How Nurses Can Help Parent in the NICU

Practical advice for NICU nurses from a nurse and preemie mother.

By Dianne I. Maroney

Firsthand experience is the most effective teacher! I was a nurse myself before I had my own baby prematurely. I learned from both positive and negative experiences during my daughter's' journey. Here are some suggestions that might help other nurses deal with the emotional issues of parents in the NICU.

(1) Keep babies comfortable and as "normal" looking as possible. Give parents a few moments of feeling they have their own little baby, not a sick "preemie". This will help them through the grieving process of losing their "normal" infant. Swaddling, noise reduction, soft music, dressing them, or even a small bow in their hair can mean the world to parents. If sedation is available, use it. It will help keep babies comfortable and able to cope with their noxious surroundings.

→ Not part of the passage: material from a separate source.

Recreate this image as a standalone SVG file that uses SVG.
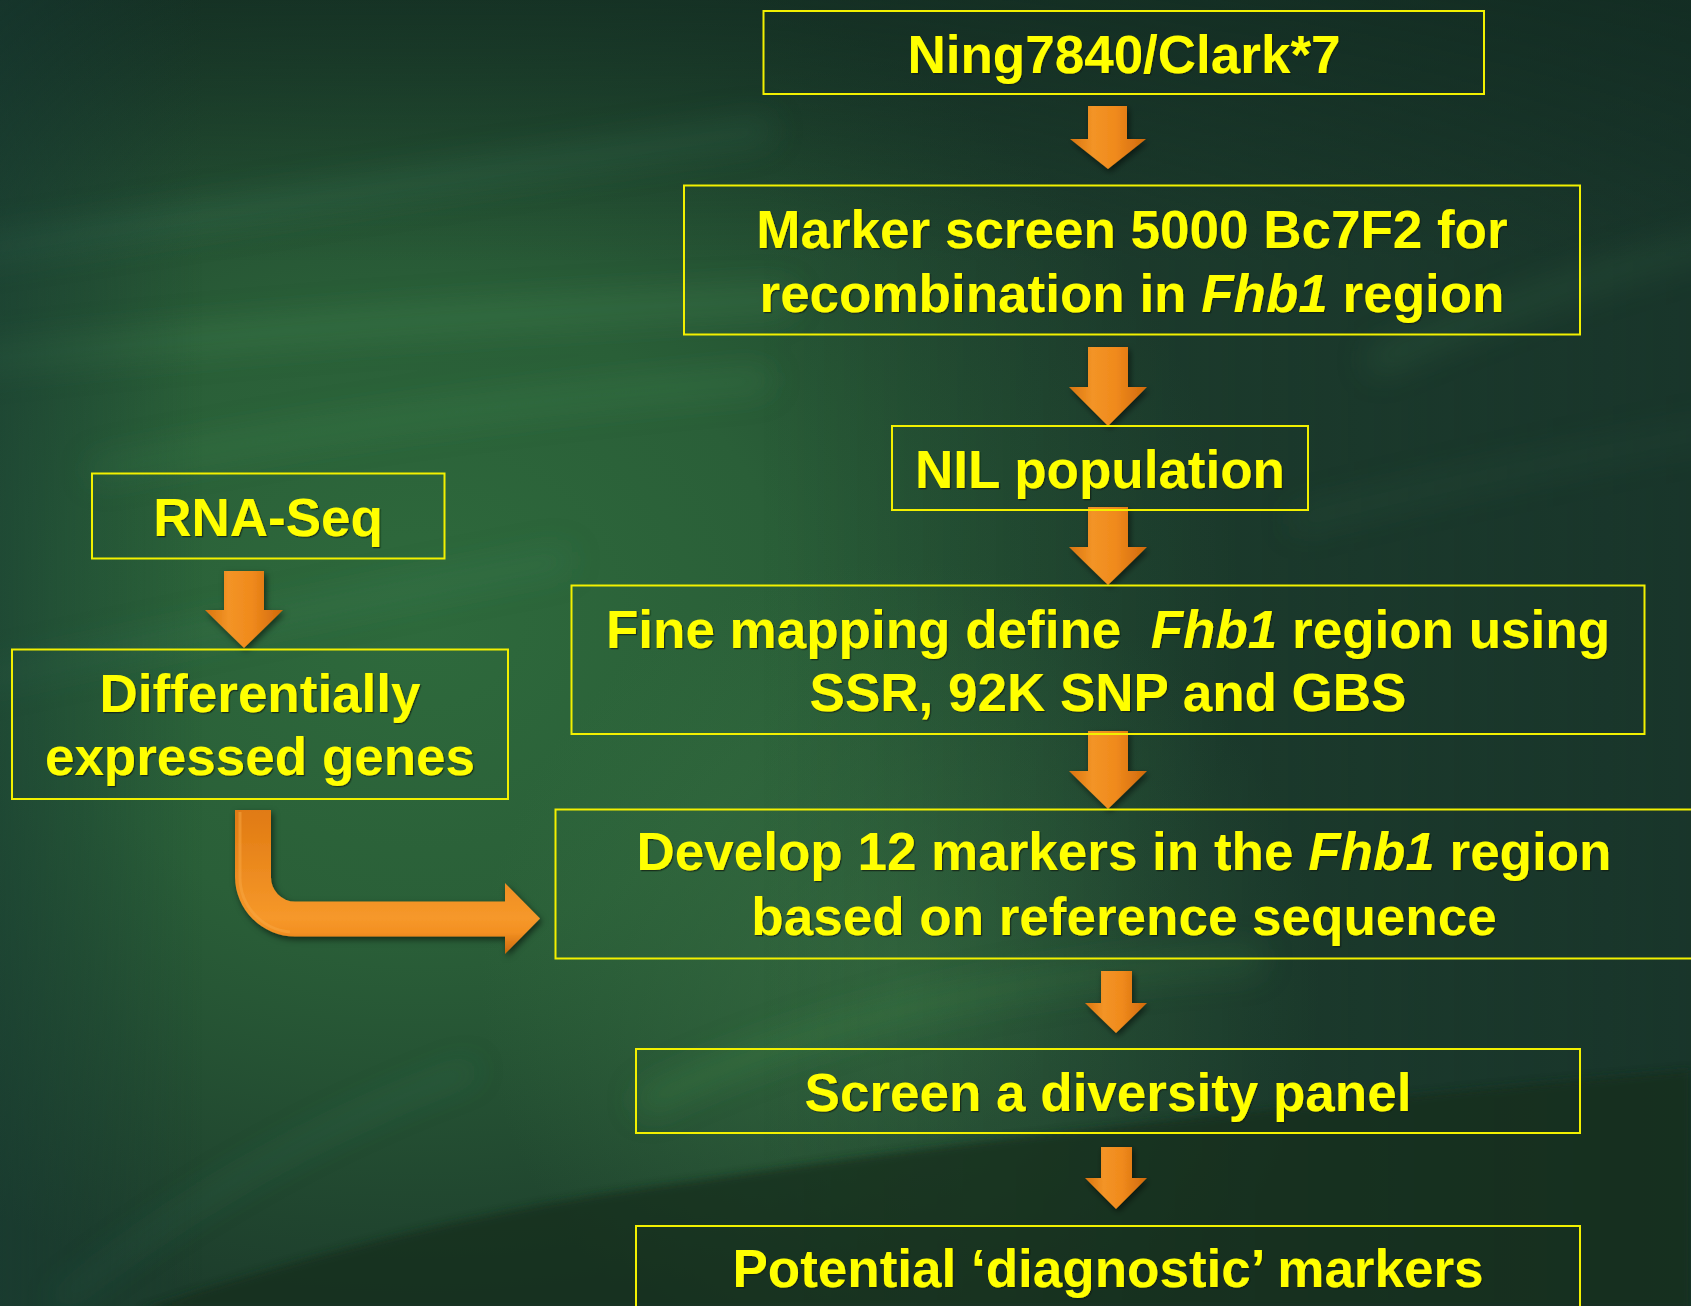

(2) Show parents that you're trying to understand their struggle by recognizing their feelings. Nurses can only do so much, but often just asking how they feel and validating their feelings is enough. Remember that, although you may perceive the baby as doing well on a particular day (and it may help parents to hear that), it may not be how the parents are feeling. Explore how they are feeling first. Avoid using the words "at least". "At least you have the girl you wanted"; "At least you have two other kids at home". "At least statements are not empathetic statements; they do not validate and may trigger anger.

(3) Let parents have as much control as possible. You are working with a family, not just an infant. There are a number of family dynamics that you probably won't know. Educate families, give them choices, and involve them in the baby's care. The more you educate, the more you can enable parents to feel control. This can range from taking temperatures, to feeding schedules, to whether to do surgery on a patent ductus arteriosus. Make parents feel they are part of the team taking care of their baby. My daughter's nurses sometimes provided this feeling for me by calling me at home to update me on the baby's condition. This made me feel that what I said and felt really mattered.

(4) Be accountable for your actions, right or wrong. If there is a problem, whether big or small, your fault or not, let the parents know what is being done. When my daughter aspirated I was angry. The anger was present regardless of the fact that I knew, better than the average parent, that these incidents happen. The nurse may or may not have been at fault. A simple, empathetic "I'm sorry" would have helped heal my anger. Because of my daughter's long-term problems resulting from the aspiration, I frequently go over this incident and feel anger.

Keeping parents naive does not prevent lawsuits; it creates fear, suspicion, and anger. Prompt explanations and apologies are the best healers.

(5) Do extensive teaching and encourage home care. I cannot imagine surviving my daughter's homecoming without my nursing knowledge. Because of daughter's problems with significant reflux, we received approximately 12 hours of respite care per week. Home care was a lifesaver for us and should be offered to all parents whenever possible.

(6) Most important, recognize that the baby you are taking care of is a child of a parent or parents in a family with a distinct set of dynamics. Remember that the NICU is a very intimidating place. (There were moments my husband was so intimidated he had to push himself to walk through the door.) Help parents to overcome intimidation so they can be a part of their child's life. Don't forget to speak to the father as well as the mother. Often fathers feel left out because medical people tend to address only the mothers.

Many parents feel similar emotions, but each family expresses them differently. Recognize those differences and be their advocate. If there are no parents, then you are the baby's advocate.


Dianne I. Maroney is a nurse and the author of Your Premature Baby and Child.